Short exercise →
Print word for word the first line of the listing below and every line after it, through the line with "import plotly.graph_objects as go". Leave out the pictures and the rest.

Supplied information →
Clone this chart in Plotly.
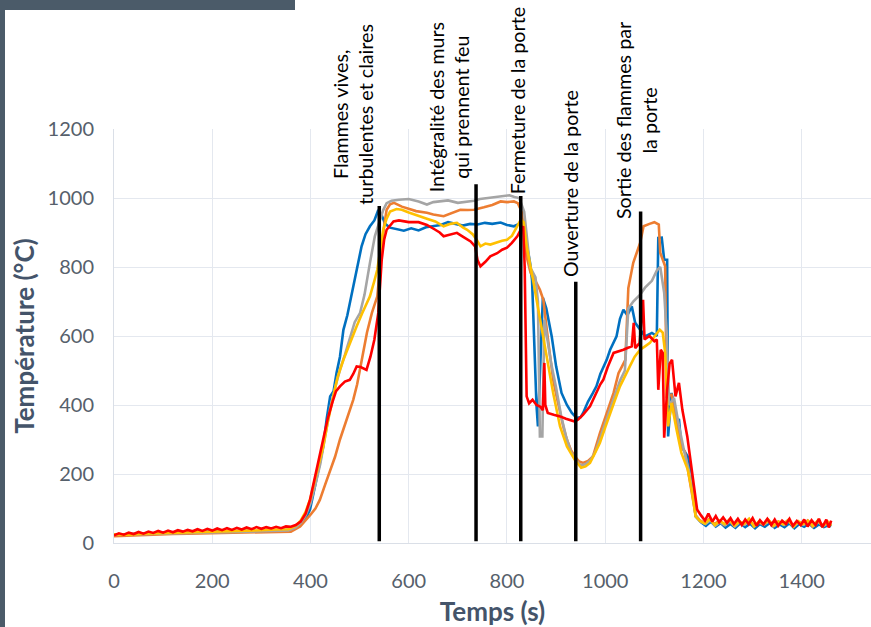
import plotly.graph_objects as go

# ---------------- data ----------------
blue_t = [0, 30, 60, 90, 120, 150, 180, 210, 240, 270, 300, 330, 355, 370, 380, 390, 399, 410, 420, 426, 433, 440, 447, 453, 460, 467, 475, 487, 495, 504, 512, 521, 530, 538, 545, 552, 562,
          575, 590, 605, 620, 635, 650, 665, 680, 695, 710, 725, 740, 755, 770, 787, 800, 814, 825, 835, 847, 851, 855, 860, 863, 867, 873, 880, 891, 900, 911, 922, 932, 942, 950, 955, 965, 975, 982, 990,
          1003, 1010, 1023, 1030, 1037, 1045, 1054, 1061, 1070, 1081, 1095, 1105, 1108, 1115, 1120, 1126, 1128, 1135, 1140, 1145, 1150, 1155, 1168, 1177, 1184,
          1195, 1205, 1215, 1225, 1235, 1245, 1255, 1265, 1275, 1285, 1295, 1305, 1315, 1325, 1335, 1345, 1355, 1365, 1375, 1385, 1395, 1405, 1415, 1425, 1435, 1445, 1455, 1460]
blue_v = [22, 26, 27, 30, 31, 32, 33, 33, 34, 35, 34, 36, 38, 44, 52, 70, 97, 170, 240, 280, 360, 425, 440, 493, 540, 618, 660, 744, 790, 860, 895, 918, 935, 965, 950, 925, 914,
          910, 905, 912, 906, 915, 918, 922, 930, 925, 920, 925, 923, 928, 925, 929, 922, 918, 925, 905, 812, 763, 600, 400, 338, 500, 711, 680, 599, 512, 435, 400, 377, 362, 365, 377, 410, 435, 454, 490,
          531, 560, 599, 650, 676, 660, 686, 638, 620, 599, 609, 600, 884, 885, 821, 821, 309, 435, 400, 348, 360, 280, 251, 183, 77,
          60, 50, 62, 48, 58, 45, 55, 44, 57, 46, 56, 43, 55, 47, 58, 44, 54, 46, 57, 43, 55, 47, 56, 44, 54, 46, 52, 48]

orange_t = [0, 30, 60, 90, 120, 150, 180, 210, 240, 270, 300, 330, 360, 379, 390, 400, 410, 419, 430, 440, 450, 460, 470, 480, 487, 495, 508, 515, 525, 536, 541, 545, 550, 555, 562, 570,
            586, 600, 615, 637, 650, 671, 685, 705, 720, 733, 753, 770, 787, 800, 814, 822, 830, 840, 848, 858, 867, 874, 881, 887, 894, 901, 908, 915, 922, 930, 938, 947, 955, 965, 975, 989,
            1003, 1017, 1027, 1041, 1047, 1057, 1071, 1078, 1090, 1100, 1109, 1112, 1122, 1125, 1135, 1145, 1155, 1162, 1172, 1184,
            1192, 1202, 1212, 1222, 1232, 1242, 1252, 1262, 1272, 1282, 1292, 1302, 1312, 1322, 1332, 1342, 1352, 1362, 1372, 1382, 1392, 1402, 1412, 1422, 1432, 1442, 1452, 1460]
orange_v = [20, 22, 24, 25, 26, 27, 28, 29, 30, 30, 31, 32, 33, 48, 65, 82, 100, 125, 170, 210, 250, 300, 345, 385, 415, 460, 551, 610, 667, 715, 790, 860, 920, 966, 982, 986,
            975, 968, 962, 957, 952, 947, 955, 966, 965, 966, 973, 980, 990, 988, 990, 985, 960, 830, 783, 760, 734, 705, 618, 545, 473, 425, 377, 335, 299, 270, 251, 236, 232, 238, 251, 318,
            376, 435, 492, 531, 739, 812, 870, 918, 925, 930, 923, 841, 802, 425, 430, 360, 280, 265, 183, 80,
            66, 58, 70, 55, 64, 52, 66, 50, 62, 54, 68, 50, 60, 53, 67, 49, 62, 55, 66, 50, 61, 54, 65, 48, 63, 52, 60, 55]

gray_t = [0, 30, 60, 90, 120, 150, 180, 210, 240, 270, 300, 330, 355, 370, 380, 390, 400, 410, 420, 430, 440, 450, 460, 470, 480, 490, 501, 510, 521, 531, 540, 548, 555, 565, 580,
          600, 620, 637, 650, 665, 680, 700, 720, 733, 745, 760, 775, 790, 805, 815, 825, 835, 847, 858, 863, 867, 872, 876, 881, 890, 900, 910, 920, 930, 940, 950, 960, 970, 980, 990,
          1000, 1010, 1020, 1030, 1040, 1047, 1057, 1071, 1081, 1095, 1105, 1112, 1120, 1125, 1130, 1140, 1150, 1160, 1172, 1184,
          1194, 1204, 1214, 1224, 1234, 1244, 1254, 1264, 1274, 1284, 1294, 1304, 1314, 1324, 1334, 1344, 1354, 1364, 1374, 1384, 1394, 1404, 1414, 1424, 1434, 1444, 1454, 1460]
gray_v = [24, 25, 27, 28, 29, 30, 31, 32, 33, 33, 34, 35, 36, 45, 58, 80, 115, 170, 230, 310, 390, 450, 502, 545, 590, 640, 667, 720, 812, 889, 930, 965, 985, 992, 995,
          997, 990, 981, 988, 990, 993, 986, 990, 992, 997, 1000, 1003, 1005, 1008, 1003, 1000, 960, 800, 770, 700, 309, 309, 647, 600, 520, 450, 370, 310, 265, 240, 225, 228, 240, 265, 305,
          345, 385, 430, 470, 500, 680, 700, 720, 740, 760, 790, 800, 725, 610, 400, 420, 340, 270, 200, 80,
          62, 55, 66, 50, 60, 52, 64, 48, 61, 53, 65, 49, 60, 54, 63, 50, 59, 52, 64, 48, 60, 53, 62, 50, 61, 49, 58, 52]

yellow_t = [0, 30, 60, 90, 120, 150, 180, 210, 240, 270, 300, 330, 355, 370, 380, 390, 400, 410, 420, 426, 435, 445, 455, 467, 480, 494, 505, 521, 530, 536, 542, 548, 555, 562, 575,
            586, 600, 620, 637, 654, 671, 685, 698, 710, 719, 730, 738, 746, 756, 766, 780, 790, 800, 810, 817, 828, 834, 840, 853, 867, 881, 894, 908, 922, 938, 951, 960, 969, 979, 989,
            1000, 1010, 1020, 1030, 1040, 1050, 1060, 1071, 1081, 1091, 1101, 1111, 1117, 1122, 1128, 1135, 1145, 1155, 1168, 1177, 1184,
            1193, 1203, 1213, 1223, 1233, 1243, 1253, 1263, 1273, 1283, 1293, 1303, 1313, 1323, 1333, 1343, 1353, 1363, 1373, 1383, 1393, 1403, 1413, 1423, 1433, 1443, 1453, 1460]
yellow_v = [25, 24, 27, 28, 30, 31, 33, 34, 35, 36, 37, 39, 40, 50, 65, 90, 130, 190, 245, 280, 350, 420, 480, 531, 580, 628, 665, 715, 760, 792, 850, 908, 940, 961, 968,
            966, 958, 947, 940, 932, 918, 925, 928, 915, 908, 895, 880, 860, 868, 865, 872, 876, 879, 890, 908, 937, 930, 860, 763, 647, 531, 435, 338, 280, 241, 218, 222, 232, 260, 290,
            335, 377, 415, 454, 485, 512, 540, 560, 570, 580, 600, 618, 610, 551, 338, 406, 330, 261, 213, 146, 77,
            64, 56, 70, 52, 65, 55, 68, 50, 62, 56, 70, 48, 63, 55, 66, 50, 62, 54, 67, 47, 63, 55, 64, 50, 66, 49, 62, 50]

red_t = [0, 10, 20, 30, 40, 50, 60, 70, 80, 90, 100, 110, 120, 130, 140, 150, 160, 170, 180, 190, 200, 210, 220, 230, 240, 250, 260, 270, 280, 290, 300, 310, 320, 330, 340, 350, 360,
         370, 380, 390, 399, 410, 418, 426, 435, 445, 452, 460, 470, 480, 487, 494, 502, 514, 522, 530, 538, 545, 550, 555, 569,
         580, 590, 600, 620, 637, 654, 663, 671, 685, 698, 710, 726, 735, 740, 746, 756, 766, 780, 790, 800, 810, 821, 828, 833, 836, 840, 845, 852, 860, 868, 873, 876, 878, 883, 895, 908, 920, 930, 938, 945, 955, 969, 980, 990, 996,
         1005, 1017, 1027, 1037, 1045, 1054, 1058, 1061, 1070, 1077, 1080, 1090, 1100, 1105, 1108, 1113, 1117, 1120, 1126, 1131, 1136, 1140, 1143, 1150, 1157, 1167, 1177, 1187,
         1195, 1203, 1210, 1218, 1225, 1232, 1240, 1248, 1255, 1262, 1270, 1278, 1285, 1292, 1300, 1308, 1315, 1322, 1330, 1338, 1345, 1352, 1360, 1368, 1375, 1382, 1390, 1398, 1405, 1412, 1420, 1428, 1435, 1442, 1450, 1455, 1460]
red_v = [22, 28, 24, 30, 26, 32, 27, 33, 29, 35, 30, 36, 31, 37, 33, 38, 34, 40, 35, 41, 36, 42, 37, 43, 38, 44, 39, 45, 40, 46, 41, 46, 42, 47, 43, 48, 47,
         52, 62, 85, 125, 195, 250, 300, 360, 410, 440, 454, 468, 473, 490, 512, 510, 502, 540, 589, 667, 821, 880, 908, 932,
         935, 933, 930, 930, 922, 908, 900, 889, 895, 899, 888, 874, 860, 820, 802, 815, 831, 840, 850, 856, 870, 889, 908, 918, 800, 425, 405, 415, 400, 395, 385, 522, 400, 377, 372, 367, 360, 355, 352, 358, 372, 396, 430, 460, 473,
         510, 551, 555, 560, 565, 570, 638, 565, 580, 705, 590, 600, 585, 590, 444, 560, 551, 305, 444, 520, 531, 480, 425, 464, 386, 309, 203, 97,
         80, 65, 85, 62, 78, 60, 74, 58, 72, 55, 70, 52, 68, 55, 72, 50, 66, 54, 70, 52, 68, 50, 65, 55, 70, 50, 64, 52, 68, 48, 66, 52, 70, 46, 68, 45, 65]

event_t = [540, 737, 828, 940, 1072]
event_top = [977, 1040, 1006, 757, 961]
event_labels = ["Flammes vives,<br>turbulentes et claires",
                "Intégralité des murs<br>qui prennent feu",
                "Fermeture de la porte",
                "Ouverture de la porte",
                "Sortie des flammes par<br>la porte"]

x_ticks = [0, 200, 400, 600, 800, 1000, 1200, 1400]
y_ticks = [0, 200, 400, 600, 800, 1000, 1200]

# ---------------- figure ----------------
fig = go.Figure()
series = [(blue_t, blue_v, "#0070C0"), (orange_t, orange_v, "#ED7D31"), (gray_t, gray_v, "#A5A5A5"),
          (yellow_t, yellow_v, "#FFC000"), (red_t, red_v, "#FF0000")]
for t, v, c in series:
    fig.add_trace(go.Scatter(x=t, y=v, mode="lines", line=dict(color=c, width=2.6), showlegend=False,
                             hoverinfo="skip"))

W, H = 871, 627
ML, MR, MT, MB = 114, 0, 129, 84
pw, ph = W - ML - MR, H - MT - MB

shapes = []
for t, top in zip(event_t, event_top):
    shapes.append(dict(type="line", xref="x", yref="y", x0=t, x1=t, y0=5, y1=top,
                       line=dict(color="black", width=3.5)))
frame_col = "#4B5B69"
def px2paper_x(p):
    return (p - ML) / pw
def px2paper_y(p):
    return (H - MB - p) / ph
shapes.append(dict(type="rect", xref="paper", yref="paper", x0=px2paper_x(0), x1=px2paper_x(295),
                   y0=px2paper_y(10), y1=px2paper_y(0), fillcolor=frame_col, line=dict(width=0), layer="above"))
shapes.append(dict(type="rect", xref="paper", yref="paper", x0=px2paper_x(0), x1=px2paper_x(5),
                   y0=px2paper_y(627), y1=px2paper_y(0), fillcolor=frame_col, line=dict(width=0), layer="above"))

xshifts = [-26, -27, -3, -5, -4]
yshifts = [-1, -10, 0, 3, -10]
annotations = []
for t, top, lab, xs, ys in zip(event_t, event_top, event_labels, xshifts, yshifts):
    annotations.append(dict(x=t, y=top, xref="x", yref="y", text=lab, showarrow=False, textangle=-90,
                            xanchor="center", yanchor="bottom", xshift=xs, yshift=ys, align="center",
                            font=dict(family="Lato", size=19.7, color="black")))

fig.update_layout(
    width=W, height=H, margin=dict(l=ML, r=MR, t=MT, b=MB),
    paper_bgcolor="white", plot_bgcolor="white",
    font=dict(family="Lato", color="#56606B"),
    shapes=shapes, annotations=annotations,
    xaxis=dict(range=[0, 1541], tickvals=x_ticks, ticktext=[str(v) for v in x_ticks],
               showgrid=True, gridcolor="#E4E8EF", gridwidth=1, zeroline=False, showline=True,
               linecolor="#DADFE7", linewidth=1, ticks="", ticklabelstandoff=20,
               tickfont=dict(family="Lato", size=20, color="#56606B"),
               title=dict(text="<b>Temps (s)</b>", standoff=14,
                          font=dict(family="Lato", size=26, color="#44546A"))),
    yaxis=dict(range=[0, 1200], tickvals=y_ticks, ticktext=[str(v) for v in y_ticks],
               showgrid=True, gridcolor="#E4E8EF", gridwidth=1, zeroline=False, showline=True,
               linecolor="#DADFE7", linewidth=1, ticks="", ticklabelstandoff=15,
               tickfont=dict(family="Lato", size=20, color="#56606B"),
               title=dict(text="<b>Température (°C)</b>", standoff=5,
                          font=dict(family="Lato", size=26, color="#44546A"))),
)

fig.write_html("out.html", config={"displayModeBar": False},
               post_script="document.body.style.margin='0';document.body.style.overflow='hidden';")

Correct result →
Clone this chart in Plotly.
import plotly.graph_objects as go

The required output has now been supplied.